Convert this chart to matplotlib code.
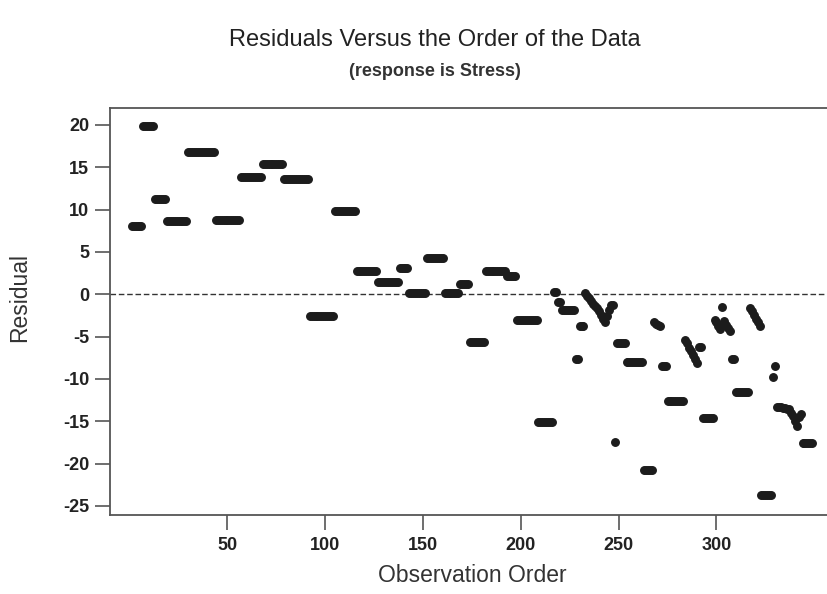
import numpy as np
import matplotlib
matplotlib.use("Agg")
import matplotlib.pyplot as plt

plt.rcParams['font.family'] = ['Liberation Sans', 'DejaVu Sans']
plt.rcParams['axes.unicode_minus'] = False

# residuals, stored as runs of consecutive
# observations that share the same residual (single points are runs of 1)
run_lengths = [6, 6, 6, 11, 14, 13, 11, 11, 13, 13, 11, 11, 11, 5, 9, 9, 8, 5, 8, 11, 5, 11, 8,
               2, 2, 7, 2, 3,
               1, 1, 1, 1, 1, 1, 1, 1, 1, 1, 1, 1, 1, 1, 1,
               1, 5, 9, 5,
               1, 1, 1, 1,
               3, 9,
               1, 1, 1, 1, 1, 1, 1,
               2, 6,
               1, 1, 1, 1, 1, 1, 1, 1, 1,
               2, 7,
               1, 1, 1, 1, 1, 1,
               6,
               1, 1,
               1, 1, 1, 1, 1, 1, 1, 1, 1, 1, 1, 1, 1,
               6]
run_values = [8.1, 19.9, 11.2, 8.7, 16.8, 8.8, 13.8, 15.4, 13.6, -2.6, 9.8, 2.8, 1.5, 3.1, 0.1,
              4.3, 0.1, 1.2, -5.6, 2.8, 2.2, -3.0, -15.1,
              0.3, -0.9, -1.8, -7.7, -3.7,
              0.2, -0.2, -0.5, -0.8, -1.1, -1.4, -1.6, -2.0, -2.4, -2.9, -3.3, -2.6, -1.8, -1.3, -1.3,
              -17.4, -5.7, -8.0, -20.7,
              -3.3, -3.5, -3.6, -3.7,
              -8.5, -12.6,
              -5.4, -5.8, -6.3, -6.7, -7.2, -7.6, -8.1,
              -6.2, -14.6,
              -3.0, -3.3, -3.7, -4.1, -1.5, -3.2, -3.6, -4.0, -4.3,
              -7.6, -11.6,
              -1.6, -2.0, -2.5, -2.9, -3.3, -3.8,
              -23.7,
              -9.8, -8.5,
              -13.3, -13.3, -13.3, -13.4, -13.4, -13.5, -13.6, -14.0, -14.4, -15.0, -15.6, -14.5, -14.2,
              -17.6]

x_ticks = [50, 100, 150, 200, 250, 300]
y_ticks = [20, 15, 10, 5, 0, -5, -10, -15, -20, -25]

residual = np.repeat(run_values, run_lengths)
order = np.arange(1, len(residual) + 1)

fig = plt.figure(figsize=(8.27, 5.94), dpi=100)
# the plot frame runs past the right edge of the picture, as in the reference
ax = fig.add_axes([0.133, 0.133, 0.88, 0.6852])

ax.axhline(0, color='#333333', lw=1.0, ls=(0, (4, 2)), zorder=1)
ax.plot(order, residual, 'o', ms=5.4, color='#1c1c1c', mec='#1c1c1c', ls='none', zorder=2)

ax.set_xlim(-10.07, 362.0)
ax.set_ylim(-26.07, 22.0)
ax.set_xticks(x_ticks)
ax.set_yticks(y_ticks)
ax.tick_params(direction='out', length=10.5, width=1.2, color='#555555', labelsize=13)
ax.tick_params(axis='x', pad=5.5)
ax.tick_params(axis='y', pad=4.5)
for lab in ax.get_xticklabels() + ax.get_yticklabels():
    lab.set_fontweight('bold')
    lab.set_color('#222222')

for side in ['top', 'bottom', 'left', 'right']:
    ax.spines[side].set_color('#555555')
    ax.spines[side].set_linewidth(1.3)

fig.text(472 / 827, 1 - 576 / 594, 'Observation Order', ha='center', va='center',
         fontsize=16.5, color='#333333')
fig.text(20 / 827, 1 - 297 / 594, 'Residual', ha='center', va='center', rotation=90,
         fontsize=16.5, color='#333333')

fig.text(435 / 827, 1 - 40 / 594, 'Residuals Versus the Order of the Data', ha='center',
         va='center', fontsize=17, color='#222222')
fig.text(435 / 827, 1 - 72 / 594, '(response is Stress)', ha='center', va='center',
         fontsize=13, fontweight='bold', color='#333333')

fig.savefig('out.png', dpi=100)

- **REQUIRED WORK**: With the pictures left out, restate word for word every line of the data above, from the first down to the line that contains "plt.rcParams['axes.unicode_minus'] = False".

- **EXERCISE RESULT**:
Convert this chart to matplotlib code.
import numpy as np
import matplotlib
matplotlib.use("Agg")
import matplotlib.pyplot as plt

plt.rcParams['font.family'] = ['Liberation Sans', 'DejaVu Sans']
plt.rcParams['axes.unicode_minus'] = False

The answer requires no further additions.